* REQUIRED WORK
Begin with the first line of the listing and quote every line through the one containing "0.57, 2.065, 2.05];"; give only those lines.

* RECORDED DATA
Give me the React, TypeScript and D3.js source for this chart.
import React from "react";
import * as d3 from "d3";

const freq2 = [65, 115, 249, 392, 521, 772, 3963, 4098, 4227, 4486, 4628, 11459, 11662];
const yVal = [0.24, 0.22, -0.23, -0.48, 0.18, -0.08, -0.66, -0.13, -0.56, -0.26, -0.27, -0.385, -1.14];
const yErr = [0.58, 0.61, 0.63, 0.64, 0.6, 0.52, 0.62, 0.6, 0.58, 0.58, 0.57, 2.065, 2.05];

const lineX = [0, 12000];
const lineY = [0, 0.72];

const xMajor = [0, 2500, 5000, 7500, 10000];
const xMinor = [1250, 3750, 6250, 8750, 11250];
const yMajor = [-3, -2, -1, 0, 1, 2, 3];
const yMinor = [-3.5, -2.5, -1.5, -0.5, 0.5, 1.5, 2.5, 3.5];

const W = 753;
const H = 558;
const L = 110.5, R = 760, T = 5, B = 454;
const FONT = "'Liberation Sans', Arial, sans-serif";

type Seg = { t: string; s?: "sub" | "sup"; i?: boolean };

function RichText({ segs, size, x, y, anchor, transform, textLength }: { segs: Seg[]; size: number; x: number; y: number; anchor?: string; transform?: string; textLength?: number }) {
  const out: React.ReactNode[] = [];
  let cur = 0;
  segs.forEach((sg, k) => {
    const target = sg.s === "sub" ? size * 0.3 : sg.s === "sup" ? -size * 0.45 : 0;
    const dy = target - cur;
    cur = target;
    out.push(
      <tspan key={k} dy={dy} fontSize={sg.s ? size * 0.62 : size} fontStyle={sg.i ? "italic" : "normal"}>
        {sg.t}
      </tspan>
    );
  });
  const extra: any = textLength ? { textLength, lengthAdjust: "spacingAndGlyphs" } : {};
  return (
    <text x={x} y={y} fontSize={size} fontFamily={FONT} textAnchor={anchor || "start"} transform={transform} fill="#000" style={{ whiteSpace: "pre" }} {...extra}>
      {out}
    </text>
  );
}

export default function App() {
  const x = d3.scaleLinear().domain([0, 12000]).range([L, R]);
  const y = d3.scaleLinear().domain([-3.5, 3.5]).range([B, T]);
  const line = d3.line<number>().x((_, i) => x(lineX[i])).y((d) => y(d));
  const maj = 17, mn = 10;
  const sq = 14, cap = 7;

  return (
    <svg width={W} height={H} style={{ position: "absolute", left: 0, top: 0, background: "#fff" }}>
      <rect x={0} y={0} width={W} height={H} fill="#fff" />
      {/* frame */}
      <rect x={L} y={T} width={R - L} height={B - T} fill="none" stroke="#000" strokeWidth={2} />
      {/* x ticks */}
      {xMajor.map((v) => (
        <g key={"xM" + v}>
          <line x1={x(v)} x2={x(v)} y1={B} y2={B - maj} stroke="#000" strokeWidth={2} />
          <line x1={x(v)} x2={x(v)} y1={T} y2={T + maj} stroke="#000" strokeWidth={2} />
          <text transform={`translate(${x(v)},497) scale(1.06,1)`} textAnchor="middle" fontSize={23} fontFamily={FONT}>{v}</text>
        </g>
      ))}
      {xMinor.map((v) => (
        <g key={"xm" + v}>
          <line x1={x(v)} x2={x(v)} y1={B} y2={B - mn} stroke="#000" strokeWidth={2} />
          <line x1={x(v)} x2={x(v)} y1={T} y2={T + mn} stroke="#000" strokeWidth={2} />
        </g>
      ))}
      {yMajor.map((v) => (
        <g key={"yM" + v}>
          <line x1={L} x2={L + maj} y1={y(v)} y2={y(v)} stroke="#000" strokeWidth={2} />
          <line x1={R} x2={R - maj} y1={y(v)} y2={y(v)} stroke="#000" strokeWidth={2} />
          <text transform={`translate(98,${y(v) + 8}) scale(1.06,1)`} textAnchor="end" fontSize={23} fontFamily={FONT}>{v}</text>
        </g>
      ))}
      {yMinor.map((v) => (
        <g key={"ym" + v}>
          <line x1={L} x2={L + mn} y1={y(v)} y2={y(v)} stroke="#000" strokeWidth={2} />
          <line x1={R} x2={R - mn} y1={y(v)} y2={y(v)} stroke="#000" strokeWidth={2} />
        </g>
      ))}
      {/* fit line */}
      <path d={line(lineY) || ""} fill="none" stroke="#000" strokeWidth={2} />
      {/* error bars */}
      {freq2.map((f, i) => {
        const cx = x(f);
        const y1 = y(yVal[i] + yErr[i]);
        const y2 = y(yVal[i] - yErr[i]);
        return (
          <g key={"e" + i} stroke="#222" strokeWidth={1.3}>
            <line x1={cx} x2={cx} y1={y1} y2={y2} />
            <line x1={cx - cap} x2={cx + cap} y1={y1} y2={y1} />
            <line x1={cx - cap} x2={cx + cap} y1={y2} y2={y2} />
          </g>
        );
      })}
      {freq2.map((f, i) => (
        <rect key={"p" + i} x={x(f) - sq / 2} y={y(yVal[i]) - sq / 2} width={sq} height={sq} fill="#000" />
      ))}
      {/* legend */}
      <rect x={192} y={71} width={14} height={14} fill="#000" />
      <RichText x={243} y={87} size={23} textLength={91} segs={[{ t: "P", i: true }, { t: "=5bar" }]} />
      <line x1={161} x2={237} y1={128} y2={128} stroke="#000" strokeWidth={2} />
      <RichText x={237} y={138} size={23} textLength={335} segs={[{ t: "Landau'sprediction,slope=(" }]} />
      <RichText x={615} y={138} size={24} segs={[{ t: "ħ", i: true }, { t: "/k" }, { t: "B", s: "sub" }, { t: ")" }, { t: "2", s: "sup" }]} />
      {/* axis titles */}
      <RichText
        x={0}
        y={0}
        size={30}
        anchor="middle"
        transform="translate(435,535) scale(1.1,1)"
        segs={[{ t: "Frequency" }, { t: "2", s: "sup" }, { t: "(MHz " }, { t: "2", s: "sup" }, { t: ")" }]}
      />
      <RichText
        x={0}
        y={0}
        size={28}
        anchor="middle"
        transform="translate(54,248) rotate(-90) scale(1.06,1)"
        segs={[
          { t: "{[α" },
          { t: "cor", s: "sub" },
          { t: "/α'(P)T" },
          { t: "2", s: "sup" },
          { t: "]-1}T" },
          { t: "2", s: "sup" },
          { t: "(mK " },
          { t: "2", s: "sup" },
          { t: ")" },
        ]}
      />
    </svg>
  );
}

* WORKED ANSWER
Give me the React, TypeScript and D3.js source for this chart.
import React from "react";
import * as d3 from "d3";

const freq2 = [65, 115, 249, 392, 521, 772, 3963, 4098, 4227, 4486, 4628, 11459, 11662];
const yVal = [0.24, 0.22, -0.23, -0.48, 0.18, -0.08, -0.66, -0.13, -0.56, -0.26, -0.27, -0.385, -1.14];
const yErr = [0.58, 0.61, 0.63, 0.64, 0.6, 0.52, 0.62, 0.6, 0.58, 0.58, 0.57, 2.065, 2.05];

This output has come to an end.